Curriculum Vita

What resources are available for starting my c.v.? 

CV Resources and Samples:

Curriculum Vita Guide - Walden University
This guide includes detailed instructions and formatting tips, and offers a sample to help you create your own c.v.

OptimalResume
Career Services' career management system; includes c.v. and resume samples.

Webinars
Career Services' webinar recordings on c.v. and resume writing.

What is a curriculum vita (c.v.)?

A curriculum vita (c.v.) is a comprehensive document of your experience and achievements. It is typically longer than a resume because it includes a more detailed listing of education and academic degrees, recognized achievements such as major research works, published articles, and professional affiliations and credentials.

When is a c.v. appropriate?

A CV is appropriate for:

  • Applications for positions in academia, including: school administration, institutional research and consulting, and higher education positions in teaching, research and administration
  • Applications for graduate or professional schools
  • Independent consulting opportunities
  • Proposals for fellowships or grants

When compiling a vita for employment purposes, highlight your strengths and tailor your c.v. to the positions for which you are applying. Since academic institutions vary in their missions and objectives, you may need to arrange the information on your vita differently for different audiences. You may want to list your publications, presentations, and awards first when applying to research institutions and list your teaching experience first when applying to teaching positions at community colleges.

What sections should I include in my c.v.?

IDENTIFICATION INFORMATION

Include your name, address, complete telephone number, and e-mail address and be sure to put your name and page number on each subsequent sheet of your c.v.

EDUCATION

A c.v. for a faculty or postdoctoral position typically starts with one's education, assuming that the desired position is in alignment with one's educational path.  If you are applying for a non-academic position or for a position that is not as clearly related to your educational history, an objective stating your goal may be helpful.

List all degrees, graduation dates or date your degree is expected, institutions and their locations, in reverse chronological order.  For example:

Ph.D. in Clinical Psychology expected June 2009
Walden University, Minneapolis, Minnesota

If you attended an institution but did not earn a degree, you do not need to list it on your vita unless the training you received was vital to your career  a language course taken abroad, for instance.  However, be sure to include the title of your dissertation and the name of your advisor.
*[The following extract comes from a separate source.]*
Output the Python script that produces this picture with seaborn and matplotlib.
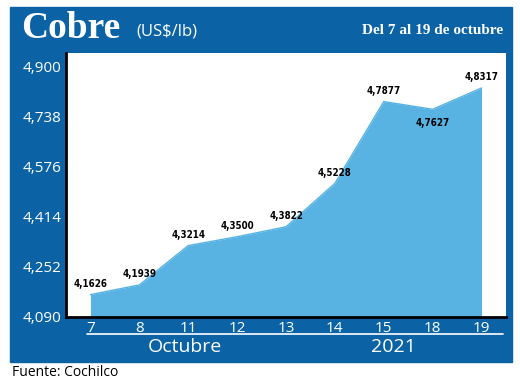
import matplotlib
matplotlib.use("Agg")
import matplotlib.pyplot as plt
import seaborn as sns
import pandas as pd
from matplotlib.patches import Rectangle

# ── Data ───────────────────────────────────────────────────────────────────────
days = ["7", "8", "11", "12", "13", "14", "15", "18", "19"]
prices = [4.1626, 4.1939, 4.3214, 4.3500, 4.3822, 4.5228, 4.7877, 4.7627, 4.8317]
price_labels = ["4,1626", "4,1939", "4,3214", "4,3500", "4,3822",
                "4,5228", "4,7877", "4,7627", "4,8317"]
y_ticks = [4.090, 4.252, 4.414, 4.576, 4.738, 4.900]
y_tick_labels = ["4,090", "4,252", "4,414", "4,576", "4,738", "4,900"]

BLUE = "#0b63a6"
FILL = "#58b3e3"
W, H = 520, 385

df = pd.DataFrame({"pos": range(len(days)), "price": prices})

sns.set_theme(style="white")
plt.rcParams["font.family"] = ["Open Sans", "DejaVu Sans"]

fig = plt.figure(figsize=(W / 100, H / 100), dpi=100)
fig.patch.set_facecolor("white")

# background axes in pixel coordinates for the blue frame and captions
bg = fig.add_axes([0, 0, 1, 1], zorder=0)
bg.set_xlim(0, W)
bg.set_ylim(H, 0)
bg.axis("off")
bg.add_patch(Rectangle((10, 7), 502, 355, color=BLUE, zorder=0))
bg.plot([87, 503], [334, 334], color="white", linewidth=1.2)
bg.text(185, 347, "Octubre", color="white", fontsize=14, ha="center", va="center")
bg.text(393, 347, "2021", color="white", fontsize=14, ha="center", va="center")
bg.text(21, 29, "Cobre", color="white", fontsize=27, fontweight="bold",
        family=["Liberation Serif", "DejaVu Serif"], ha="left", va="center")
bg.text(136, 31, "(US$/lb)", color="white", fontsize=12, ha="left", va="center")
bg.text(503, 31, "Del 7 al 19 de octubre", color="white", fontsize=11,
        fontweight="bold", family=["Liberation Serif", "DejaVu Serif"],
        ha="right", va="center")
bg.text(12, 373, "Fuente: Cochilco", color="black", fontsize=10, ha="left", va="center")

# main chart
ax = fig.add_axes([66 / W, 1 - 317 / H, 440 / W, 264 / H], zorder=1)
ax.set_facecolor("white")

ax.fill_between(df["pos"], df["price"], 4.0, color=FILL, linewidth=0, zorder=1)
sns.lineplot(data=df, x="pos", y="price", ax=ax, color=FILL, linewidth=1, zorder=2)

for i, (v, lab) in enumerate(zip(prices, price_labels)):
    below = i == 7
    ax.annotate(lab, (i, v), xytext=(0, -6 if below else 4), textcoords="offset points",
                ha="center", va="top" if below else "bottom", fontsize=7,
                fontweight="bold", fontstretch="condensed",
                family=["Liberation Sans Narrow", "DejaVu Sans"], color="black")

ax.set_xlim(-0.5, 8.5)
ax.set_ylim(4.09, 4.945)
ax.set_xticks(range(len(days)))
ax.set_xticklabels(days, color="white", fontsize=11)
ax.set_yticks(y_ticks)
ax.set_yticklabels(y_tick_labels, color="white", fontsize=11)
ax.tick_params(axis="y", direction="in", length=10, width=2, color="black", pad=3)
ax.tick_params(axis="x", length=0, pad=3)
ax.set_xlabel("")
ax.set_ylabel("")
for s in ["top", "right"]:
    ax.spines[s].set_visible(False)
for s in ["left", "bottom"]:
    ax.spines[s].set_color("black")
    ax.spines[s].set_linewidth(2)

fig.savefig("out.png", dpi=100)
AWARDS, HONORS, FELLOWSHIPS, GRANTS

List any academic distinctions, teaching awards, fellowships, honors, or grants you have received since you entered college in reverse chronological order. Include the name of the department and institution bestowing the honor.  If your list is small, you may want to merge your awards in your Education section.

EXPERIENCE

Depending on the types of experience you have, you may want to list all positions under one large Experience section or divide the section into different subsections such as Teaching Experience, Research Experience, or Professional Experience.  For non-teaching positions, list your title, the employers name and location, the dates of employment and a brief description of your responsibilities.  For teaching experiences, include all full-time, part-time and adjunct teaching experience. For each position, list your title, the dates of employment (or quarter and year), the name of each course you taught, and a brief description of your responsibilities. Since job titles vary from university to university, you need to tell the employer something about your level of involvement in the course design, preparation of materials, weekly instruction, and grading.

PUBLICATIONS

Include bibliographic citations of articles, pamphlets, research reports, poems, stories and book reviews that you have published.  Use the form of citation appropriate to your field.

PRESENTATIONS

List all papers you have delivered, or will deliver, along with the names, dates, and locations of the conferences or meetings where you presented that work.

RESEARCH AND TEACHING  

If you choose to include this section, list no more than four or five areas under each heading, in order of preference. When listing your teaching competencies, be sure to list general categories, as well as specializations, so that employers know you are capable and willing to teach the undergraduate and general education requirements offered in their departments.

TRAINING  

List any special professional training you received in this section. Such training may include special courses on teaching techniques, professional seminars offered through your professional organization, or technical or computer training you completed in addition to your regular coursework.

LANGUAGES

List the languages you have studied, as well as some indication of your level of expertise. For example, you may have a "reading knowledge of French," be "fluent in Spanish," or have a "working knowledge of Italian."

PROFESSIONAL MEMBERSHIPS

List the major professional organizations to which you belong. If you have served actively in the organizations, indicate the level of your involvement.

University, Department, Professional Service

If you have served on any committees (such as graduate advisory or search committees in your department, or any appointed or elected position in the university or in your professional organization), list the experience here. You may also note in this category any talks you gave or meetings you arranged in the department about professional issues in your field. Demonstrating service will tell employers that you are a good citizen in your current department and institution.

REFERENCES

At the end of your vita, list the names, titles and academic affiliations of your references. List your references in order of importance (for instance, your dissertation director first, followed by other members of your committee or other advisors who know your work well). In some fields, it is customary to list addresses and telephone numbers of your references; follow the standard in your field.